INSTRUCTION:
Leave the pictures out and quote every line from the start of the listing to the line with "const navy = '#16275e';", inclusive.

RECORDED INFORMATION:
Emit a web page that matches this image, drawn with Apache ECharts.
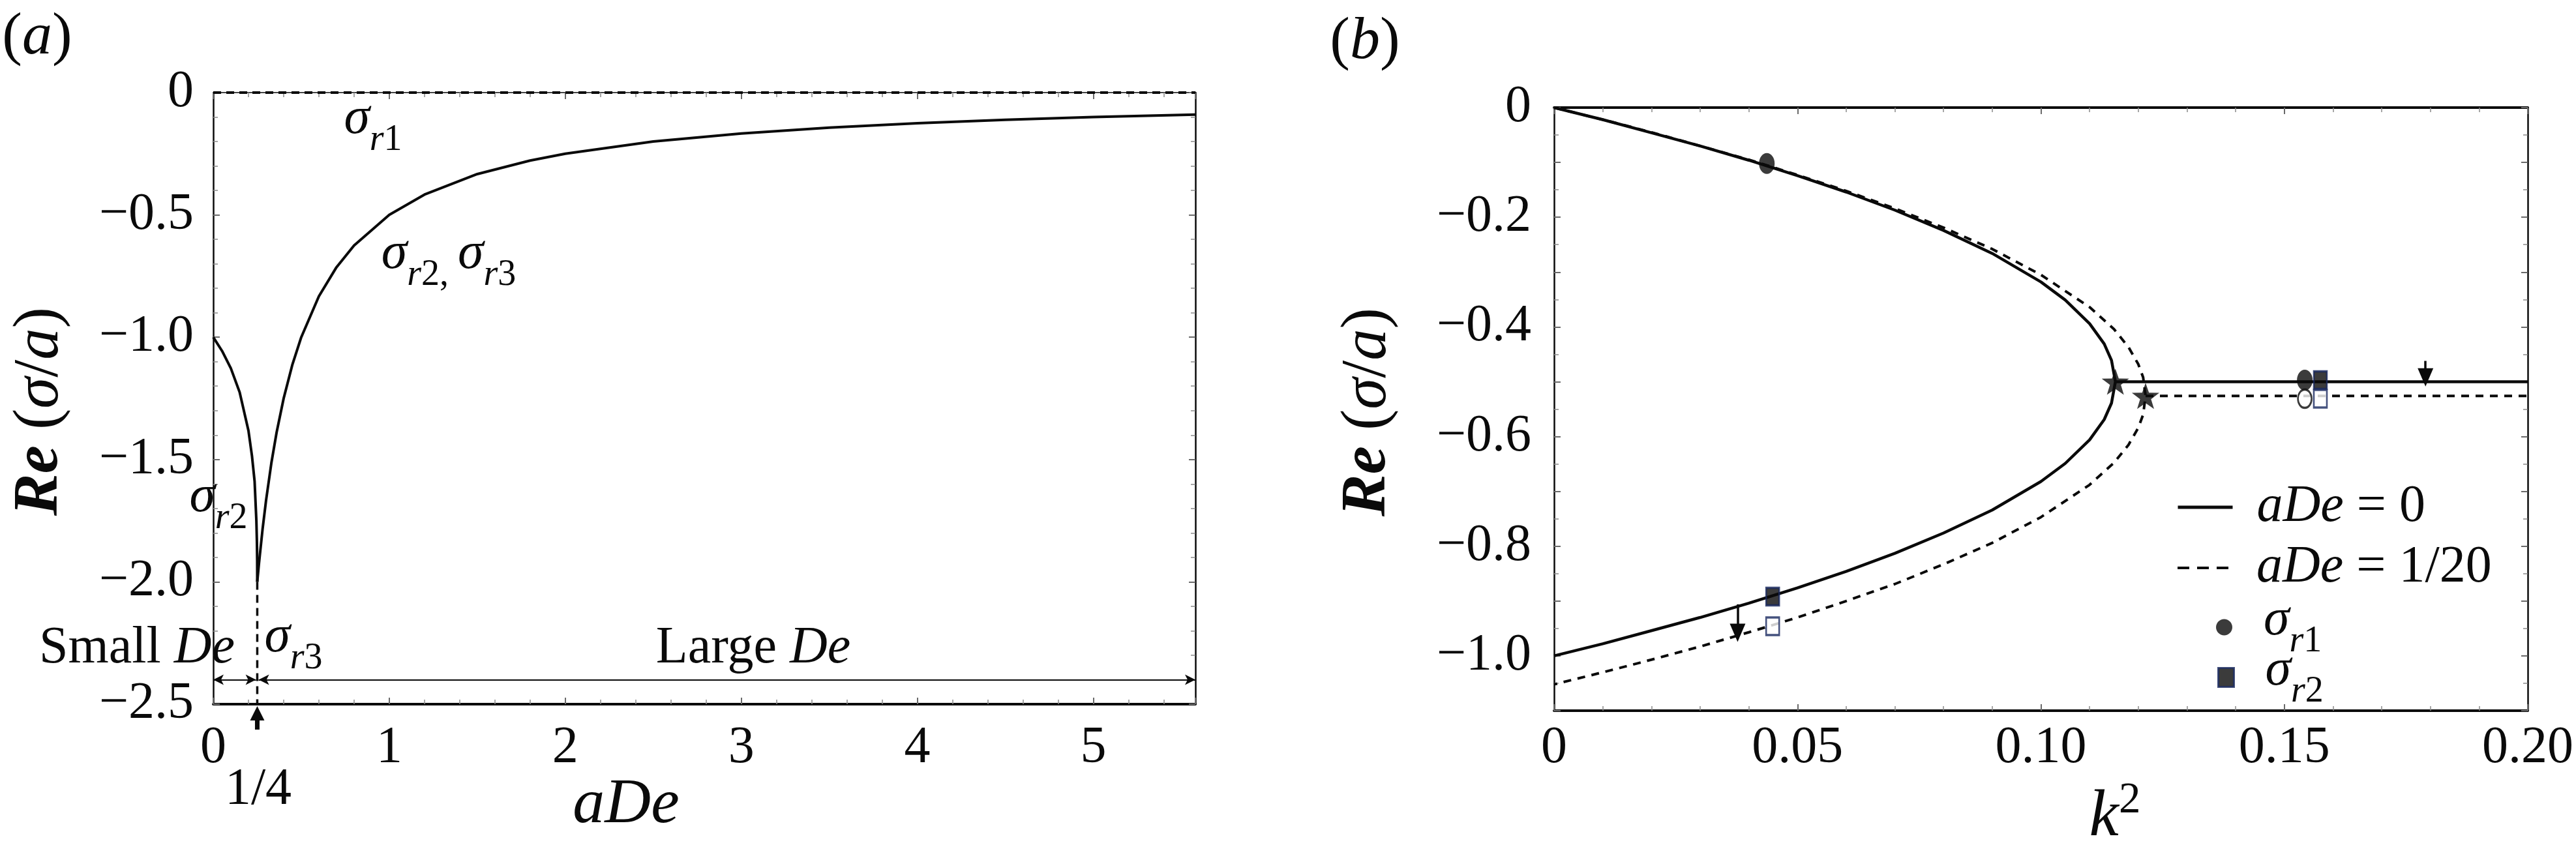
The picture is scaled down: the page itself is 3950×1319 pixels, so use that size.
<!DOCTYPE html>
<html>
<head>
<meta charset="utf-8">
<title>Re(σ/a) against aDe and k²</title>
<script src="https://cdn.jsdelivr.net/npm/echarts@6.0.0/dist/echarts.min.js"></script>
<style>
  html, body { margin: 0; padding: 0; background: #fff; }
  #chart { width: 3950px; height: 1319px; }
</style>
</head>
<body>
<div id="chart"></div>
<script>
const serif = '"Liberation Serif", "Times New Roman", Times, serif';
const ink = '#0a0a0a';
const navy = '#16275e';

// (a) Re(sigma/a) against aDe
const aDeRange = [0, 5.58];
const reRangeA = [-2.5, 0];
const aDeSmall = [0, 0.05, 0.10, 0.15, 0.20, 0.22, 0.235, 0.245, 0.248, 0.2495, 0.25];
const sigmaR2Small = [-1.0, -1.056, -1.127, -1.225, -1.382, -1.485, -1.59, -1.75, -1.836, -1.914, -2.0];
const aDeLarge = [0.25, 0.26, 0.28, 0.30, 0.33, 0.36, 0.40, 0.45, 0.50, 0.60, 0.70, 0.80, 1.0, 1.2, 1.5, 1.8, 2.0, 2.5, 3.0, 3.5, 4.0, 4.5, 5.0, 5.58];
const sigmaLarge = [-2.0, -1.923, -1.786, -1.667, -1.515, -1.389, -1.25, -1.111, -1.0, -0.833, -0.714, -0.625, -0.5, -0.417, -0.333, -0.278, -0.25, -0.2, -0.167, -0.143, -0.125, -0.111, -0.1, -0.09];
const quarter = 0.25;
const sigmaR3Drop = [-2.0, -2.5];
const sigmaR1 = [0, 0];
const deBandY = -2.4;
const smallDeBand = [0, 0.243];
const largeDeBand = [0.258, 5.58];

// (b) Re(sigma/a) against k^2
const k2Range = [0, 0.2];
const reRangeB = [-1.1, 0];
const k2Solid = [0, 0.01, 0.02, 0.03, 0.04, 0.05, 0.06, 0.07, 0.08, 0.09, 0.10, 0.105, 0.11, 0.113, 0.1145, 0.1153];
const solidUpper = [0, -0.022, -0.046, -0.070, -0.096, -0.124, -0.154, -0.187, -0.224, -0.266, -0.318, -0.351, -0.394, -0.431, -0.461, -0.5];
const solidLower = [-1.0, -0.978, -0.954, -0.930, -0.904, -0.876, -0.846, -0.813, -0.776, -0.734, -0.682, -0.649, -0.606, -0.569, -0.539, -0.5];
const solidPlateau = [[0.1153, -0.5], [0.2, -0.5]];
const k2Dashed = [0, 0.01, 0.02, 0.03, 0.04, 0.05, 0.06, 0.07, 0.08, 0.09, 0.10, 0.11, 0.115, 0.118, 0.12, 0.121, 0.1215];
const dashedUpper = [0, -0.022, -0.045, -0.070, -0.095, -0.123, -0.152, -0.184, -0.219, -0.258, -0.305, -0.364, -0.404, -0.437, -0.468, -0.492, -0.526];
const dashedLower = [-1.052, -1.030, -1.007, -0.983, -0.957, -0.930, -0.900, -0.869, -0.833, -0.794, -0.747, -0.688, -0.648, -0.615, -0.584, -0.560, -0.526];
const dashedPlateau = [[0.1215, -0.526], [0.2, -0.526]];
const sr1Filled = [[0.0437, -0.102], [0.1542, -0.497]];
const sr1Open = [[0.1542, -0.531]];
const sr2Filled = [[0.0449, -0.892], [0.1574, -0.497]];
const sr2Open = [[0.0449, -0.946], [0.1574, -0.531]];
const branchStars = [[0.1153, -0.5], [0.1215, -0.526]];
const shiftArrows = [
  [[0.0377, -0.906], [0.0377, -0.958]],
  [[0.179, -0.462], [0.179, -0.492]],
];

const legendText = {
  aDe0: '{it|aDe} = 0',
  aDe20: '{it|aDe} = 1/20',
  sr1: '{s|σ}{r|r}{n|1}',
  sr2: '{s|σ}{r|r}{n|2}',
};

const ellipse = 'path://M0,-1 C0.5523,-1 1,-0.5523 1,0 C1,0.5523 0.5523,1 0,1 C-0.5523,1 -1,0.5523 -1,0 C-1,-0.5523 -0.5523,-1 0,-1 Z';
const star = 'path://M0,-10 L2.35,-3.24 L9.51,-3.09 L3.8,1.24 L5.88,8.09 L0,4 L-5.88,8.09 L-3.8,1.24 L-9.51,-3.09 L-2.35,-3.24 Z';

function zip(xs, ys) {
  return xs.map((x, i) => [x, ys[i]]);
}

function tok(size, style, extra) {
  return Object.assign({
    fontFamily: serif, fontSize: size, fontStyle: style || 'normal',
    fontWeight: 'normal', color: ink, fill: ink,
  }, extra || {});
}

function richSet(base) {
  const sub = Math.round(base * 0.7);
  return {
    t: tok(base),
    it: tok(base, 'italic'),
    b: tok(base, 'italic', { fontWeight: 'bold' }),
    s: tok(base, 'italic', { verticalAlign: 'bottom', padding: [0, 0, Math.round(base * 0.25), 0] }),
    r: tok(sub, 'italic', { verticalAlign: 'bottom' }),
    n: tok(sub, 'normal', { verticalAlign: 'bottom' }),
    c: tok(sub, 'normal', { verticalAlign: 'bottom' }),
    kb: tok(base, 'italic', { verticalAlign: 'bottom' }),
    sup: tok(Math.round(base * 0.66), 'normal', { verticalAlign: 'bottom', padding: [0, 0, Math.round(base * 0.42), 0] }),
  };
}

function minusFmt(v, digits) {
  if (Math.abs(v) < 1e-9) return '0';
  return (v < 0 ? '\u2212' : '') + Math.abs(v).toFixed(digits);
}

function axis(grid, pos, range, interval, minorSplit, lineWidth, label) {
  const ax = {
    type: 'value', gridIndex: grid, position: pos,
    min: range[0], max: range[1], interval: interval,
    splitLine: { show: false },
    axisLine: { show: true, onZero: false, lineStyle: { color: ink, width: lineWidth } },
    axisTick: { show: true, inside: true, length: 10, lineStyle: { color: '#6a6a6a', width: 2 } },
    minorTick: { show: true, splitNumber: minorSplit, length: 7, lineStyle: { color: '#8a8a8a', width: 1.5 } },
    axisLabel: { show: false },
  };
  if (label) {
    ax.axisLabel = Object.assign({
      show: true, fontFamily: serif, fontSize: 80, color: ink,
    }, label);
  }
  return ax;
}

function text(id, x, y, str, size, extra) {
  return Object.assign({
    type: 'text', id: id, x: x, y: y, z: 20,
    style: {
      text: str, rich: richSet(size),
      fontFamily: serif, fontSize: size, fill: ink,
      align: 'center', verticalAlign: 'middle',
      textAlign: 'center', textVerticalAlign: 'middle',
    },
  }, extra || {});
}

function legendEntry(name, left, top, w, h, textPad, extra) {
  return Object.assign({
    data: [name], left: left, top: top, padding: 0, orient: 'vertical',
    itemWidth: w, itemHeight: h, selectedMode: false,
    formatter: (n) => legendText[n],
    textStyle: {
      fontFamily: serif, fontSize: 80, color: ink,
      padding: [0, 0, 0, textPad], rich: richSet(80),
    },
  }, extra || {});
}

const solidBranches = zip(k2Solid, solidUpper).concat(zip(k2Solid, solidLower).reverse().slice(1));
const dashedBranches = zip(k2Dashed, dashedUpper).concat(zip(k2Dashed, dashedLower).reverse().slice(1));

// line entries only show their stroke, the centre dot is hidden
const noDot = { color: 'rgba(0,0,0,0)', borderWidth: 0, opacity: 0 };

const option = {
  animation: false,
  backgroundColor: '#fff',
  textStyle: { fontFamily: serif },
  grid: [
    { left: 327, top: 142, width: 1506, height: 938, outerBoundsMode: 'none' },
    { left: 2383, top: 165, width: 1493, height: 925, outerBoundsMode: 'none' },
  ],
  xAxis: [
    axis(0, 'bottom', aDeRange, 1, 5, 4, {
      margin: 28, showMaxLabel: false, formatter: (v) => minusFmt(v, 0),
    }),
    axis(0, 'top', aDeRange, 1, 5, 1.5),
    axis(1, 'bottom', k2Range, 0.05, 5, 4, {
      margin: 18, formatter: (v) => minusFmt(v, 2),
    }),
    axis(1, 'top', k2Range, 0.05, 5, 4),
  ],
  yAxis: [
    axis(0, 'left', reRangeA, 0.5, 5, 2.5, {
      margin: 30, formatter: (v) => minusFmt(v, 1),
    }),
    axis(0, 'right', reRangeA, 0.5, 5, 2.5),
    axis(1, 'left', reRangeB, 0.1, 2, 2.5, {
      margin: 35,
      formatter: (v) => (Math.round(v * 10) % 2 !== 0 ? '' : minusFmt(v, 1)),
    }),
    axis(1, 'right', reRangeB, 0.1, 2, 2.5),
  ],
  legend: [
    legendEntry('aDe0', 3337, 738, 84, 20, 32, { lineStyle: { width: 5 }, itemStyle: noDot }),
    legendEntry('aDe20', 3337, 831, 84, 20, 32, { lineStyle: { width: 4, type: [18, 12] }, itemStyle: noDot }),
    legendEntry('sr1', 3398, 912, 25, 30, 43, { itemStyle: { color: ink } }),
    legendEntry('sr2', 3400, 989, 24, 29, 43, { itemStyle: { color: ink, borderWidth: 3, borderColor: navy } }),
  ],
  series: [
    // (a)
    {
      name: 'sigmaR2small', type: 'line', xAxisIndex: 0, yAxisIndex: 0,
      data: zip(aDeSmall, sigmaR2Small), showSymbol: false, symbol: 'none',
      lineStyle: { color: ink, width: 4 }, z: 3,
    },
    {
      name: 'sigmaR23large', type: 'line', xAxisIndex: 0, yAxisIndex: 0,
      data: zip(aDeLarge, sigmaLarge), showSymbol: false, symbol: 'none',
      lineStyle: { color: ink, width: 4 }, z: 3,
    },
    {
      name: 'sigmaR3drop', type: 'line', xAxisIndex: 0, yAxisIndex: 0, clip: false,
      data: zip([quarter, quarter], sigmaR3Drop), showSymbol: false, symbol: 'none',
      lineStyle: { color: ink, width: 3.5, type: [12, 8] }, z: 3,
    },
    {
      name: 'sigmaR1', type: 'line', xAxisIndex: 0, yAxisIndex: 0, clip: false,
      data: zip(aDeRange, sigmaR1), showSymbol: false, symbol: 'none',
      lineStyle: { color: ink, width: 4, type: [12, 8] }, z: 3,
      markLine: {
        silent: true, animation: false,
        symbol: ['arrow', 'arrow'], symbolSize: [12, 16],
        label: { show: false },
        lineStyle: { color: ink, width: 1.8, type: 'solid' },
        emphasis: { disabled: true },
        data: [
          [{ coord: [smallDeBand[0], deBandY] }, { coord: [smallDeBand[1], deBandY] }],
          [{ coord: [largeDeBand[0], deBandY] }, { coord: [largeDeBand[1], deBandY] }],
        ],
      },
    },
    // (b)
    {
      name: 'aDe0', type: 'line', xAxisIndex: 2, yAxisIndex: 2,
      data: solidBranches, showSymbol: false, symbol: 'none',
      itemStyle: { color: ink },
      lineStyle: { color: ink, width: 4.5 }, z: 3,
    },
    {
      name: 'aDe0plateau', type: 'line', xAxisIndex: 2, yAxisIndex: 2,
      data: solidPlateau, showSymbol: false, symbol: 'none',
      lineStyle: { color: ink, width: 4.5 }, z: 3,
    },
    {
      name: 'aDe20', type: 'line', xAxisIndex: 2, yAxisIndex: 2,
      data: dashedBranches, showSymbol: false, symbol: 'none',
      itemStyle: { color: ink },
      lineStyle: { color: ink, width: 4, type: [12, 10] }, z: 3,
    },
    {
      name: 'aDe20plateau', type: 'line', xAxisIndex: 2, yAxisIndex: 2,
      data: dashedPlateau, showSymbol: false, symbol: 'none',
      lineStyle: { color: ink, width: 4, type: [12, 10] }, z: 3,
      markLine: {
        silent: true, animation: false,
        symbol: ['none', 'triangle'], symbolSize: [24, 28],
        label: { show: false },
        lineStyle: { color: ink, width: 3.5, type: 'solid' },
        emphasis: { disabled: true },
        data: shiftArrows.map((a) => [{ coord: a[0] }, { coord: a[1] }]),
      },
    },
    {
      name: 'stars', type: 'scatter', xAxisIndex: 2, yAxisIndex: 2,
      data: branchStars, symbol: star, symbolSize: [42, 40],
      itemStyle: { color: ink }, z: 6,
    },
    {
      name: 'sr1', type: 'scatter', xAxisIndex: 2, yAxisIndex: 2,
      data: sr1Filled, symbol: ellipse, symbolSize: [24, 32],
      itemStyle: { color: ink }, z: 6,
    },
    {
      name: 'sr1open', type: 'scatter', xAxisIndex: 2, yAxisIndex: 2,
      data: sr1Open, symbol: ellipse, symbolSize: [21, 28],
      itemStyle: { color: '#fff', borderColor: ink, borderWidth: 3 }, z: 6,
    },
    {
      name: 'sr2', type: 'scatter', xAxisIndex: 2, yAxisIndex: 2,
      data: sr2Filled, symbol: 'rect', symbolSize: [20, 27],
      itemStyle: { color: ink, borderColor: navy, borderWidth: 3 }, z: 6,
    },
    {
      name: 'sr2open', type: 'scatter', xAxisIndex: 2, yAxisIndex: 2,
      data: sr2Open, symbol: 'rect', symbolSize: [20, 27],
      itemStyle: { color: '#fff', borderColor: navy, borderWidth: 3 }, z: 6,
    },
  ],
  graphic: [
    text('labA', 57, 58, '{t|(}{it|a}{t|)}', 92),
    text('labB', 2093, 65, '{t|(}{it|b}{t|)}', 92),
    text('yTitleA', 62, 631, '{b|Re}{t| (}{it|σ}{t|/}{it|a}{t|)}', 97, { rotation: Math.PI / 2 }),
    text('yTitleB', 2098, 632, '{b|Re}{t| (}{it|σ}{t|/}{it|a}{t|)}', 97, { rotation: Math.PI / 2 }),
    text('xTitleA', 960, 1235, '{it|aDe}', 98),
    text('xTitleB', 3243, 1250, '{kb|k}{sup|2}', 102),
    text('quarterLab', 396, 1212, '{t|1/4}', 80),
    text('smallDe', 210, 995, '{t|Small }{it|De}', 80),
    text('largeDe', 1155, 995, '{t|Large }{it|De}', 80),
    text('sr1Lab', 572, 193, '{s|σ}{r|r}{n|1}', 80),
    text('sr23Lab', 688, 400, '{s|σ}{r|r}{n|2}{c|, }{s|σ}{r|r}{n|3}', 80),
    text('sr2Lab', 335, 773, '{s|σ}{r|r}{n|2}', 80),
    text('sr3Lab', 450, 988, '{s|σ}{r|r}{n|3}', 80),
  ],
};

const chart = echarts.init(document.getElementById('chart'), null, { renderer: 'canvas' });
chart.setOption(option);

// arrow under the aDe axis pointing at 1/4
const foot = chart.convertToPixel({ gridIndex: 0 }, [quarter, reRangeA[0]]);
const px = foot[0];
const py = foot[1];
chart.setOption({
  graphic: [{
    id: 'quarterArrow', type: 'polygon', z: 20,
    shape: {
      points: [
        [px, py + 3], [px + 11, py + 25], [px + 3.5, py + 25], [px + 3.5, py + 39],
        [px - 3.5, py + 39], [px - 3.5, py + 25], [px - 11, py + 25],
      ],
    },
    style: { fill: ink },
  }],
});
</script>
</body>
</html>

WORKED ANSWER:
Emit a web page that matches this image, drawn with Apache ECharts.
The picture is scaled down: the page itself is 3950×1319 pixels, so use that size.
<!DOCTYPE html>
<html>
<head>
<meta charset="utf-8">
<title>Re(σ/a) against aDe and k²</title>
<script src="https://cdn.jsdelivr.net/npm/echarts@6.0.0/dist/echarts.min.js"></script>
<style>
  html, body { margin: 0; padding: 0; background: #fff; }
  #chart { width: 3950px; height: 1319px; }
</style>
</head>
<body>
<div id="chart"></div>
<script>
const serif = '"Liberation Serif", "Times New Roman", Times, serif';
const ink = '#0a0a0a';
const navy = '#16275e';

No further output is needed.